The Atlanta-based carrier plans to more closely watch capacity going into the peak US summer season, maintain its focus on cost cutting and reduce its bias on yield in its revenue management systems, say executives during an earnings call today.

The airline saw demand fall in March and into April due to a combination of factors including the US federal payroll tax, the across-the-board US federal government budget cuts known as the sequester and economic sluggishness in some of its markets, says Ed Bastian, president of Delta, during the call.

Delta saw passenger revenue per available seat mile (PRASM) increase by only 2% in March following year-on-year increases of 5% in February and 5.5% in January. It attributed the lower March number to the sequester.

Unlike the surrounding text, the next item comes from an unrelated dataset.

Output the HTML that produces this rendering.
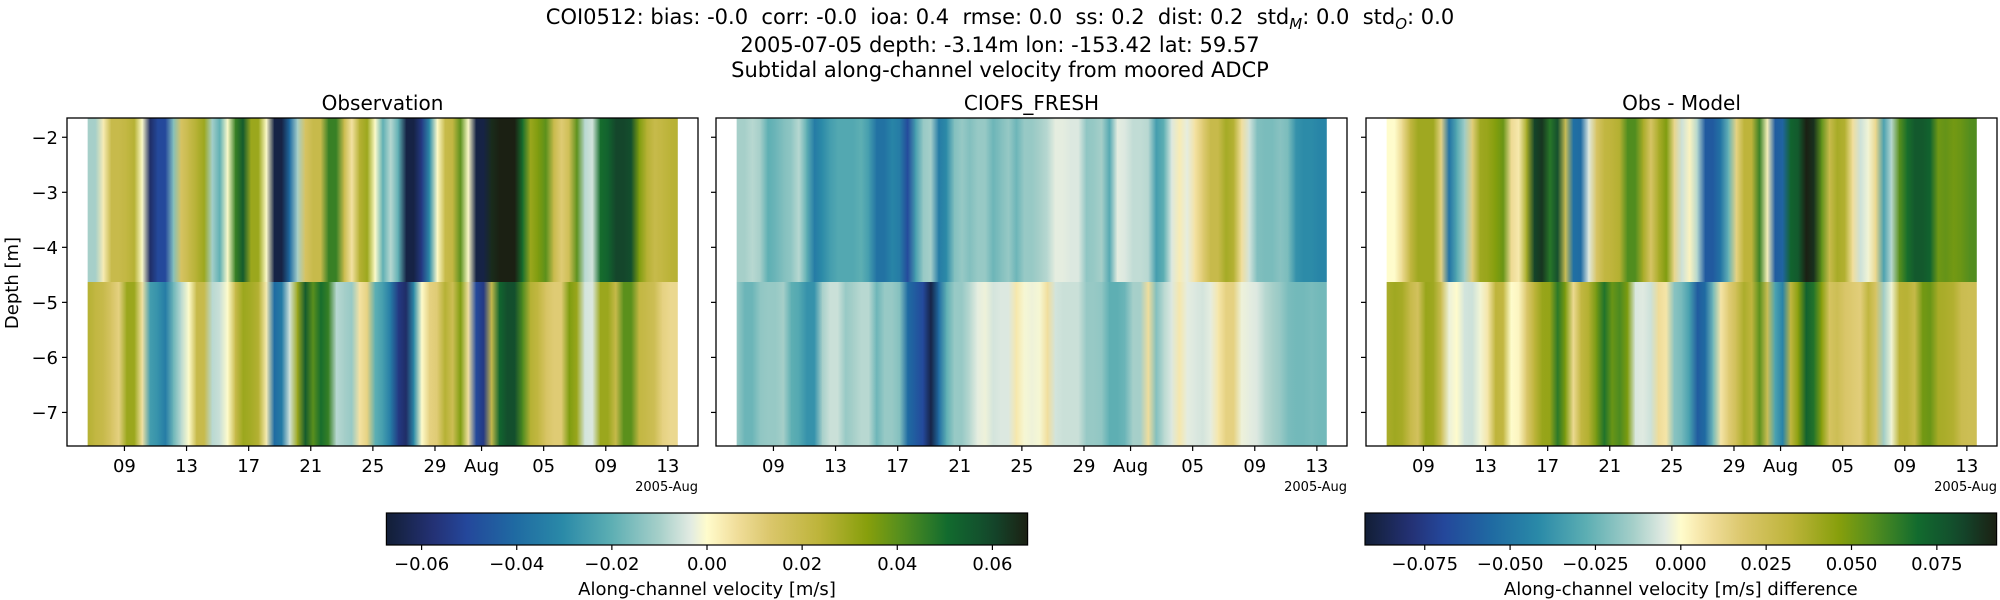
<!DOCTYPE html>
<html><head><meta charset="utf-8"><style>
body{margin:0;background:#fff}
svg{display:block;font-family:"DejaVu Sans","Liberation Sans",sans-serif}
.pre{white-space:pre}
</style></head><body>
<svg id="fig" width="2000" height="600" viewBox="0 0 2000 600" xmlns="http://www.w3.org/2000/svg">
<defs id="defs"></defs>
<g font-size="21" text-anchor="middle" fill="#000">
<text class="pre" xml:space="preserve" x="1000" y="24">COI0512: bias: -0.0  corr: -0.0  ioa: 0.4  rmse: 0.0  ss: 0.2  dist: 0.2  std<tspan font-size="15" font-style="italic" dy="5">M</tspan><tspan dy="-5">: 0.0  std</tspan><tspan font-size="15" font-style="italic" dy="5">O</tspan><tspan dy="-5">: 0.0</tspan></text>
<text x="1000" y="52">2005-07-05 depth: -3.14m lon: -153.42 lat: 59.57</text>
<text x="1000" y="77">Subtidal along-channel velocity from moored ADCP</text>
</g>
<g id="plots"></g>
</svg>
<script>
const times0 = 5.63, dtDays = 0.5, dataEnd = 43.6;
const obsTop = [-0.01,-0.01,0.003,0.02,0.02,0.022,0.025,0.0,-0.06,-0.05,-0.05,-0.015,0.015,0.02,0.025,0.03,-0.01,-0.02,0.0,0.045,0.055,0.03,0.03,0.0,-0.065,-0.065,-0.04,-0.01,0.015,0.02,0.02,0.045,0.045,0.02,0.005,0.025,0.03,0.0,-0.02,-0.008,-0.02,-0.065,-0.065,-0.055,-0.03,0.0,0.02,0.022,0.04,0.0,-0.065,-0.065,0.065,0.068,0.068,0.068,0.05,0.03,0.035,0.04,0.02,0.012,0.018,0.04,-0.008,-0.005,0.05,0.053,0.06,0.06,0.058,0.035,0.025,0.02,0.022,0.024,0.025];
const obsBottom = [0.025,0.022,0.02,0.015,0.01,0.03,0.03,0.005,-0.025,-0.028,-0.035,-0.018,-0.008,0.0,0.02,0.02,-0.008,-0.006,0.0,0.02,0.03,0.028,0.025,0.003,-0.04,-0.035,-0.005,0.03,0.055,0.04,0.05,0.045,-0.008,-0.01,-0.012,0.005,0.01,-0.02,-0.025,-0.035,-0.055,-0.06,-0.03,0.0,0.01,0.012,0.025,0.018,0.035,0.005,-0.05,-0.055,0.02,0.052,0.058,0.058,0.042,0.025,0.022,0.015,0.012,0.012,0.035,0.03,-0.005,-0.004,0.03,0.03,0.02,0.04,0.04,0.022,0.02,0.018,0.01,0.008,0.008];
const modelTop = [-0.01,-0.01,-0.008,-0.01,-0.02,-0.018,-0.015,-0.013,-0.008,-0.02,-0.035,-0.03,-0.025,-0.022,-0.022,-0.022,-0.02,-0.025,-0.038,-0.038,-0.032,-0.035,-0.05,-0.025,-0.012,-0.01,-0.035,-0.03,-0.015,-0.012,-0.015,-0.012,-0.012,-0.018,-0.015,-0.012,-0.018,-0.012,-0.012,-0.01,-0.008,-0.003,-0.003,-0.004,-0.004,-0.013,-0.012,-0.01,-0.022,-0.003,-0.004,-0.007,-0.007,-0.008,-0.025,-0.02,-0.004,0.003,-0.003,0.005,0.012,0.02,0.02,0.028,0.025,0.006,-0.005,-0.015,-0.016,-0.016,-0.014,-0.016,-0.028,-0.03,-0.03,-0.032,-0.032];
const modelBottom = [-0.012,-0.018,-0.018,-0.013,-0.012,-0.012,-0.01,-0.02,-0.022,-0.028,-0.028,-0.01,-0.006,-0.006,-0.012,-0.01,-0.008,-0.008,-0.018,-0.012,-0.012,-0.015,-0.04,-0.045,-0.05,-0.065,-0.04,-0.02,-0.012,-0.012,-0.008,-0.003,-0.002,-0.005,-0.004,-0.004,0.004,-0.001,-0.002,-0.001,0.006,-0.005,-0.006,-0.006,-0.006,-0.012,-0.012,-0.013,-0.02,-0.02,-0.018,-0.01,-0.01,0.006,-0.015,-0.008,-0.004,0.004,-0.003,-0.004,-0.005,-0.003,0.004,0.01,0.01,-0.002,-0.003,-0.004,-0.008,-0.01,-0.012,-0.016,-0.017,-0.017,-0.016,-0.017,-0.017];
const depthEdges = [-1.65, -4.63, -7.61];
const yTicks = [-2,-3,-4,-5,-6,-7];
const xTickDays = [8,12,16,20,24,28,31,35,39,43];
const xTickLabels = ['09','13','17','21','25','29','Aug','05','09','13'];
const velTicks = [-0.06,-0.04,-0.02,0.0,0.02,0.04,0.06];
const diffTicks = [-0.075,-0.05,-0.025,0.0,0.025,0.05,0.075];
const velRange = 0.0674, diffRange = 0.0925;

const NS='http://www.w3.org/2000/svg';
const cmap=[[-1,'#121e36'],[-0.85,'#243276'],[-0.75,'#24479b'],[-0.6,'#1f6aa2'],[-0.45,'#2a8aa8'],[-0.3,'#5caeb3'],[-0.15,'#a5cfc9'],[-0.05,'#e2ebe2'],[0,'#fffccc'],[0.08,'#f3e0a0'],[0.2,'#dac66a'],[0.35,'#bdb43a'],[0.5,'#879f0c'],[0.62,'#4e8c20'],[0.75,'#126b2e'],[0.88,'#134a2d'],[1,'#1b2013']];
function hx(c){return [1,3,5].map(k=>parseInt(c.substr(k,2),16));}
function color(v,range){let u=Math.max(-1,Math.min(1,v/range));
 for(let k=0;k<cmap.length-1;k++){const a=cmap[k],b=cmap[k+1];
  if(u<=b[0]){const f=(u-a[0])/(b[0]-a[0]);const ca=hx(a[1]),cb=hx(b[1]);
   return 'rgb('+ca.map((x,j)=>Math.round(x+(cb[j]-x)*f)).join(',')+')';}}
 return cmap[cmap.length-1][1];}
function el(tag,attrs,parent){const e=document.createElementNS(NS,tag);for(const k in attrs)e.setAttribute(k,attrs[k]);parent.appendChild(e);return e;}
const defs=document.getElementById('defs');
const plots=document.getElementById('plots');
const PW=631, PT=118, PH=328, X0=4.3, X1=44.94, D0=-1.65, D1=-7.61;
const panelLefts=[67,716,1366];
let gid=0;
function grad(c1,c2){const id='g'+(gid++);const g=el('linearGradient',{id:id,x1:0,x2:1,y1:0,y2:0},defs);
 el('stop',{offset:0,'stop-color':c1},g);el('stop',{offset:1,'stop-color':c2},g);return 'url(#'+id+')';}
const diffTop=obsTop.map((v,i)=>v-modelTop[i]);
const diffBottom=obsBottom.map((v,i)=>v-modelBottom[i]);
const panels=[{t:'Observation',rows:[obsTop,obsBottom],r:velRange,n:'observation'},
 {t:'CIOFS_FRESH',rows:[modelTop,modelBottom],r:velRange,n:'model'},
 {t:'Obs - Model',rows:[diffTop,diffBottom],r:diffRange,n:'difference'}];
panels.forEach((p,pi)=>{
 const L=panelLefts[pi];
 const xs=d=>L+(d-X0)/(X1-X0)*PW;
 const ys=z=>PT+(z-D0)/(D1-D0)*PH;
 const g=el('g',{},plots);
 
 
 const tt=el('text',{x:L+PW/2,y:110,'font-size':20,'text-anchor':'middle'},g);tt.textContent=p.t;
 
 
 p.rows.forEach((arr,ri)=>{
  const yTop=ys(depthEdges[ri]), yBot=ys(depthEdges[ri+1]);
  for(let i=0;i<arr.length-1;i++){
   const ta=times0+i*dtDays; let tb=ta+dtDays; if(ta>=dataEnd)break; const tbc=Math.min(tb,dataEnd);
   const c1=color(arr[i],p.r), c2=color(arr[i+1],p.r);
   const c2b = tbc<tb ? color(arr[i]+(arr[i+1]-arr[i])*(tbc-ta)/dtDays,p.r) : c2;
   const r=el('rect',{x:xs(ta),y:yTop,width:xs(tbc)-xs(ta)+0.6,height:yBot-yTop,fill:grad(c1,c2b)},g);
   
   
  }
 });
 const fr=el('rect',{x:L,y:PT,width:PW,height:PH,fill:'none',stroke:'#000','stroke-width':1.3},g);
 
 
 yTicks.forEach(v=>{const y=ys(v);
  el('line',{x1:L-5,x2:L,y1:y,y2:y,stroke:'#000','stroke-width':1.2},g);
  if(pi===0){const t=el('text',{x:L-9,y:y+6.5,'font-size':18,'text-anchor':'end'},g);t.textContent='\u2212'+Math.abs(v);
   
   }
 });
 xTickDays.forEach((d,k)=>{const x=xs(d);
  el('line',{x1:x,x2:x,y1:PT+PH,y2:PT+PH+5,stroke:'#000','stroke-width':1.2},g);
  const t=el('text',{x:x,y:472,'font-size':18,'text-anchor':'middle'},g);t.textContent=xTickLabels[k];
  
  
 });
 const off=el('text',{x:L+PW,y:491,'font-size':13,'text-anchor':'end'},g);off.textContent='2005-Aug';
 
 
});
const yl=el('text',{x:0,y:0,'font-size':18,'text-anchor':'middle',transform:'translate(18,283) rotate(-90)'},plots);
yl.textContent='Depth [m]';


function colorbar(L,R,range,ticks,label,name,fmt){
 const g=el('g',{},plots);
 
 
 const id='cb'+name;const lg=el('linearGradient',{id:id,x1:0,x2:1,y1:0,y2:0},defs);
 for(let k=0;k<=40;k++){const v=-range+2*range*k/40;el('stop',{offset:k/40,'stop-color':color(v,range)},lg);}
 el('rect',{x:L,y:513,width:R-L,height:32,fill:'url(#'+id+')',stroke:'#000','stroke-width':1.2},g);
 const xc=v=>L+(v+range)/(2*range)*(R-L);
 ticks.forEach(v=>{const x=xc(v);
  el('line',{x1:x,x2:x,y1:545,y2:550,stroke:'#000','stroke-width':1.2},g);
  const t=el('text',{x:x,y:570,'font-size':18,'text-anchor':'middle'},g);
  t.textContent=(v<0?'\u2212':'')+Math.abs(v).toFixed(fmt);
  
  });
 const t=el('text',{x:(L+R)/2,y:595,'font-size':18,'text-anchor':'middle'},g);t.textContent=label;
 
 
}
colorbar(386.4,1027.6,velRange,velTicks,'Along-channel velocity [m/s]','velocity-colorbar',2);
colorbar(1365,1996.6,diffRange,diffTicks,'Along-channel velocity [m/s] difference','difference-colorbar',3);
</script>
</body></html>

PRASM was up 4% for the quarter compared to 2012.

Declines in fuel prices partially offset the fall in demand. Delta paid $3.24 per gallon for jet fuel including hedges and the impact of the Trainer refinery during the quarter, which was down 1% from a year earlier. This was at the lower end of its guidance of $3.23 to $3.28 per gallon earlier this month.

"Even with the lower-than-expected revenue, we posted the most profitable March month in Delta's history, generating a net profit of $300 million, a great result by any measure and an indication of the core strength of our business," says Bastian.

Look forward, Richard Anderson, chief executive of Delta, says: "Lower fuel costs and capacity management will more than offset any [slack] in demand."

Delta still anticipates a 9% to 11% operating margin in the second quarter, he adds.

Capacity could rise during the second quarter but Delta is maintaining its long-term discipline. The carrier anticipates that available seat miles (ASMs) will be flat to up 1% year-on-year in the period, split between a 1% to 2% rise on the domestic side and either flat to down 1% on the international side.

Anderson says that Delta will focus on trimming off-peak capacity if demand remains weak. He says that the airline could adjust levels on a day-to-day basis during its US summer schedule.

In Asia-Pacific, Bastian warns of possible reductions in capacity during off-peak travel periods and to beach markets in the region due to the continued weakness in the Japanese yen.

Delta's Asia-Pacific beach markets include flights between Japan and Guam, Hawaii, Palau and Saipan.

The airline is in the midst of a cost cutting programme that it anticipates could generate up to $1.2 billion in savings by 2015. Paul Jacobson, chief financial officer of the airline, says that it has a run rate of a little over $200 million currently from the programme. The airline anticipates about $600 million in realised savings by the end of the year largely due to its domestic re-fleeting, he adds.

Delta is on-track to retire 40 mainline aircraft, including Boeing 757s and McDonnell Douglas DC-9s, and more than 40 50-seat regional jets by the end of the year, he says. Deliveries of Boeing 717-200s and Bombardier CRJ900s, which will replace many of the 50-seaters, begin in September.

"We continue to rally the organisation around better cost control, and we are starting to see the results," says Jacobson.

Cost per available seat mile (CASM) excluding fuel and profit sharing is anticipated to increase by 4.5% to 5.5% in the second quarter versus 2012.

Bastian says that Delta's revenue management system's bias towards yield "exacerbated" the decline in yield growth during March. He adds that this is being adjusted and should be eliminated by May.

Unit revenues are expected to be flat to down 1% in the second quarter partially as a result of this bias, says Anderson. PRASM was up 8.5% year-on-year during the same period in 2012.

Delta reported an $85 million net profit excluding special items - $7 million after $78 million in one-time charges - during the first quarter, despite the headwinds. Operating revenue increased 1% to $8.5 billion and operating expenses rose 3% to $8.28 billion.

It was Delta's first net profit in the first quarter since 2000.